Credit Card Tips for Tourists
- Credit cards are a very convenient way to pay for purchases in New York City.
- You can use credit cards to get cash advances at ATMs, but be aware of the fees that your credit card company may charge for this convenience, as well as the interest rate on cash advances (which normally kicks in immediately).
- Credit cards often offer travel insurance, rental car insurance coverage, and general coverage on purchases, making them a good choice for added security when traveling out of town. Some cards even offer an extended warranty when you make a purchase using them and can cover loss or theft. Consult your credit card information to find out what services and benefits your card may offer.
- When credit cards are lost, they can usually be easily replaced. You might want to store your account numbers and the phone numbers from the back of your cards somewhere separately from your wallet so that you have them easily accessible in the event of a problem. Most credit card companies can get you a replacement card locally or can overnight a card to your hotel to minimize the time you are without a card.

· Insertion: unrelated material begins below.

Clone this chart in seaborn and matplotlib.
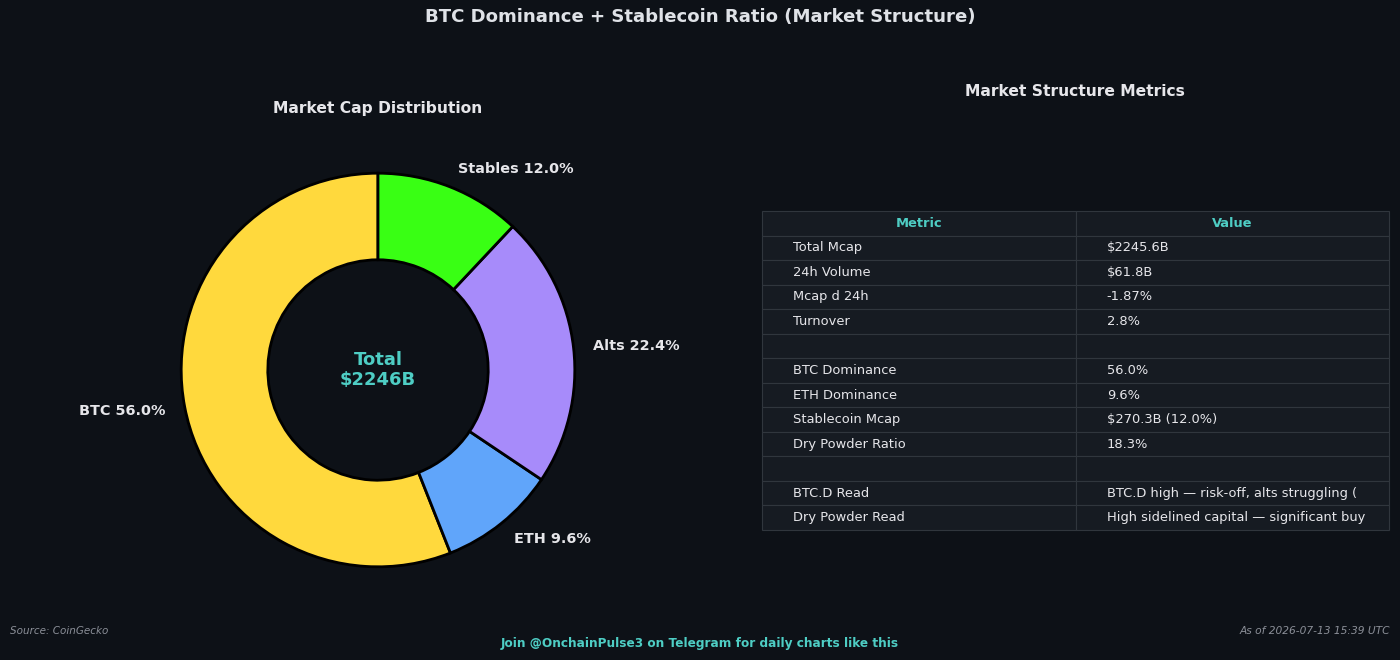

- Some restaurants in New York City will only accept American Express or will accept any credit card EXCEPT American Express. This is normally clearly communicated on menus, but when in doubt, ask.
- You might be surprised by some of the places in New York City that don't accept credit cards — in addition to small, cheap restaurants, even some expensive places (including Peter Luger's Steakhouse) don't accept credit cards. Typically, these spots make it clear that they don't accept credit cards, and some even have safe ATMs either inside the restaurant or nearby.

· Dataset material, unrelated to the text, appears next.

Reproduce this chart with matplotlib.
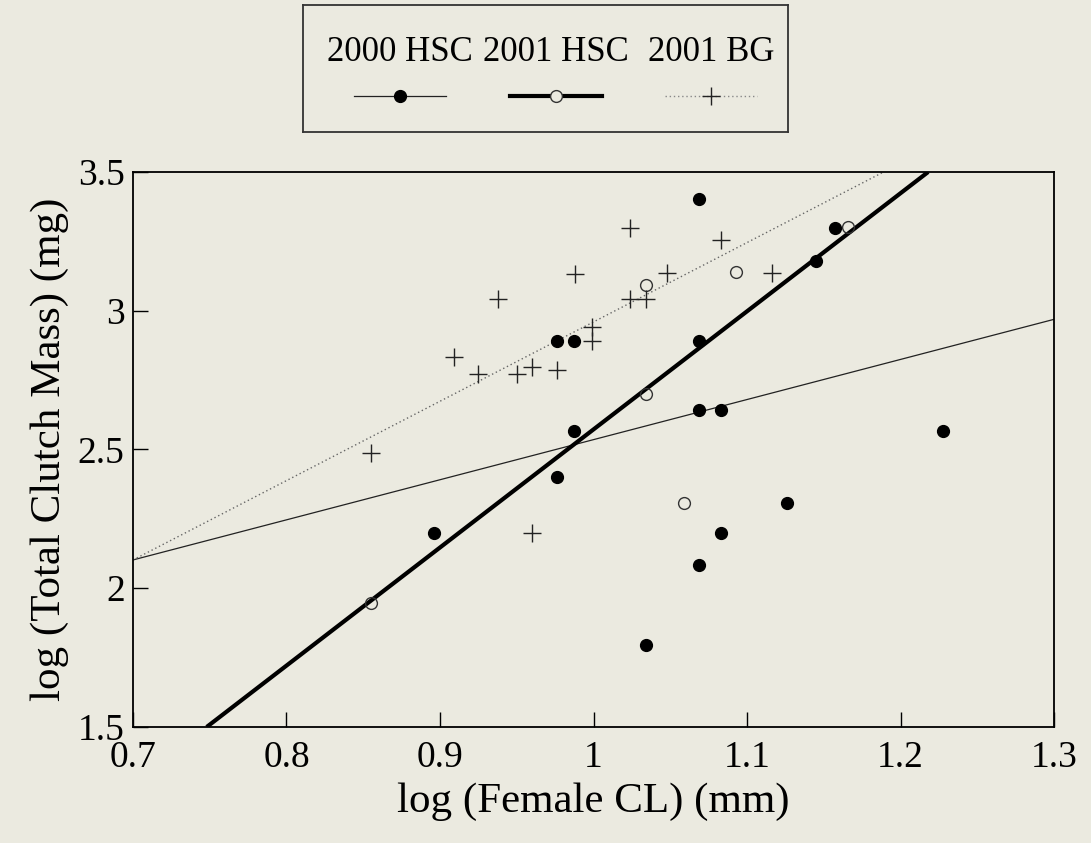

Credit Card Tips for International Visitors
- Let your credit card company know that you are planning to travel to New York City in advance — this will prevent any surprise suspensions on your credit card for suspicious "far from home" transactions. You can often set up your smartphone to send you alerts when there is a suspicious charge, and it can make it easier to limit the inconvenience and likelihood of having your account frozen while you are traveling.
- Check with your credit card company to find out what fees there are for foreign transactions. Sometimes even when a card is charged in your home currency, if the charge originates in a foreign country they will charge a currency conversion fee.
- Some international visitors may find that their debit cards don't work in the United States, but their credit cards do. In this case, it can be a good idea to travel with both credit and debit cards so that you have options should you run into complications.